Und wenn Politiker penetrant ihr Mantra von „mehr Bildung“ herunterbeten und die Schulen zwanghaft volldigitalisieren wollen, dann ist das meines Wissens noch nie damit begründet worden, dass wir in unserer Bildungsrepublik doch schließlich mehr Lkw-Fahrer bräuchten. Unsere Versorgungssicherheit sieht man wohl an ganz anderen Stellen stattfinden.

Dem gegenüber hat soeben die Bertelsmann-Stiftung freihändig hochgerechnet, dass bis zum Jahr 2030 rund 500.000 Vollzeit-Pflegestellen unbesetzt bleiben sollen, und daher die Versorgung pflegebedürftiger Menschen auf dem Spiel stünde. Nur deshalb, weil die junge Generation einen solchen Job ebenso unattraktiv findet, wie etwa den ganzen Tag Lkw zu fahren.

Und auch hier: Posaunt denn etwa alles „Mehr Bildung!“ und werden Eltern wie Kinder etwa auf das Gymnasium, Abitur und Studium getrimmt, um dann als Pflegekraft zu arbeiten? Frau Doktor füttert gerade eine Seniorin, während Herr Doktor unten auf der Straße seinen Lkw belädt.

Und das, um beiden – circa bis spätestens 2030 – zu sagen: „Sie sind als Fachkraft leider inzwischen überflüssig.

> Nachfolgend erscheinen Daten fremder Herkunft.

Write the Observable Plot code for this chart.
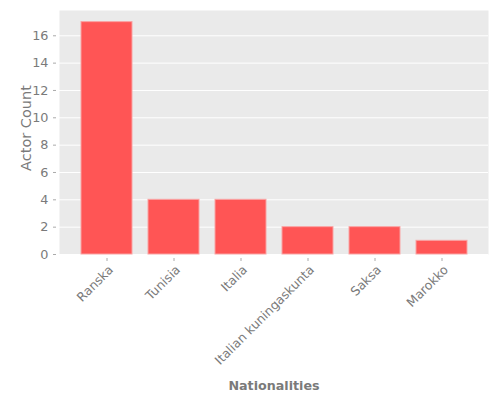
<!DOCTYPE html>
<html>
<head>
<meta charset="utf-8">
<script src="https://cdn.jsdelivr.net/npm/d3@7"></script>
<script src="https://cdn.jsdelivr.net/npm/@observablehq/plot@0.6"></script>
<style>
  html, body { margin: 0; padding: 0; background: #fff; }
  svg { display: block; }
</style>
</head>
<body>
<div id="chart"></div>
<script>
const nationalities = ["Ranska", "Tunisia", "Italia", "Italian kuningaskunta", "Saksa", "Marokko"];
const actorCounts = [17, 4, 4, 2, 2, 1];
const yTicks = [0, 2, 4, 6, 8, 10, 12, 14, 16];

const data = nationalities.map((n, i) => ({nationality: n, count: actorCounts[i]}));
const textColor = "#7a7a7a";

const chart = Plot.plot({
  width: 500,
  height: 400,
  marginLeft: 59,
  marginRight: 12,
  marginTop: 10,
  marginBottom: 146,
  style: {fontFamily: "DejaVu Sans", fontSize: "12.5px", color: textColor, background: "#fff"},
  x: {domain: nationalities, paddingInner: 0.24, paddingOuter: 0.307, label: null},
  y: {domain: [0, 17.85], label: null},
  marks: [
    Plot.frame({fill: "#EAEAEA", stroke: null}),
    Plot.gridY(yTicks, {stroke: "#fff", strokeOpacity: 1, strokeWidth: 1}),
    Plot.barY(data, {x: "nationality", y: "count", fill: "#FF5555", stroke: "#F9A3A3", strokeWidth: 1}),
    Plot.axisY(yTicks, {tickSize: 3, tickPadding: 5, dx: -3, stroke: "#aaa", fill: textColor, fontSize: 12.8, label: null}),
    Plot.axisX({text: null, tickSize: 3, dy: 4, stroke: "#aaa", label: null}),
    Plot.text(data, {x: "nationality", text: "nationality", frameAnchor: "bottom", rotate: -45, textAnchor: "end", lineAnchor: "bottom", dx: 7, dy: 16, fill: textColor, fontSize: 12.5}),
    Plot.text(["Nationalities"], {frameAnchor: "bottom", textAnchor: "middle", lineAnchor: "bottom", dy: 135, fontWeight: "bold", fontSize: 12.7, fill: textColor}),
    Plot.text(["Actor Count"], {frameAnchor: "left", textAnchor: "middle", lineAnchor: "bottom", rotate: -90, dx: -29, dy: -4.5, fontSize: 14.5, fill: textColor})
  ]
});
document.getElementById("chart").appendChild(chart);
</script>
</body>
</html>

Lkw fahren jetzt ganz von selbst und autonom und für Senioren gibt es fachkräftige Roboter, die weder den Stress bejammern noch besser bezahlt werden wollen“.

Freitag, 16. März 2018

halbgar geleistet

Und schon wieder beglückt man uns ungefragt mit einer neuen Bildungsstudie. Diesmal ist es der Versuch eines „Leistungsvergleiches“ von privaten gegenüber öffentlichen Schulen. Infragestellen sollte man dabei vielleicht die Leistung des durchführenden Experten-Teams.

Wie immer, hängt das Ergebnis von Studien zum Großteil von der Fragestellung ab. Also davon, was man dadurch eigentlich geklärt haben möchte. In diesem Fall basiert die Forscherei auf der Annahme, dass Kinder auf Privatschulen „in den Genuss einer höherwertigen Bildung“ kämen. Aha.

Na, wenn das nicht mal ein triviales Klischée ist, dem die Experten da folgen. Womöglich deshalb, weil Privatschulen von den Eltern ganz privat bezahlt werden müssen, während die Bildung an öffentlichen Schulen grundsätzlich umsonst ist, zuweilen im doppelten Sinne.

Erschwerend hinzu kommt, dass einerseits – wie eigentlich immer – nicht geklärt wird, was unter „Bildung“ (geschweige denn einer „höherwertigen“) genau zu verstehen sein soll. Dagegen ist andererseits der Begriff „Leistung“ für den „Leistungsvergleich“ exact festgelegt worden…

Lesen, Zuhören und Rechtschreibung im Fach Deutsch, Lese- und Hörverstehen im Fach Englisch, sowie die obligatorische Mathematik. Das ist, was bei Kindern unter „Leistung“ verstanden, erwartet und verglichen wird. Doch überraschenderweise sind Schüler auf Privatschulen hierin gar nicht besser als auf öffentlichen.

Mag sein. Jede Wette jedoch, dass das etwas anders aussehen würde, würde man den Begriff „Leistung“ etwas anders definieren; wenn man etwa Werte wie Höflichkeit, Anstand oder Respekt mit einbeziehen würde. Hierauf nämlich wird auf Privatschulen tatsächlich noch wertgelegt.

Prompt kämen die Experten dann auch auf ein anderes Ergebnis. Dumm natürlich, wenn man Werte nicht wirklich als „Leistung“ betrachtet. Noch dümmer - für solche Studien - dass man das nicht bepunkten und bewerten kann. Dem entsprechend bleibt das außen vor und werden wir mal wieder mit halbgaren „Erkenntnissen“ beglückt.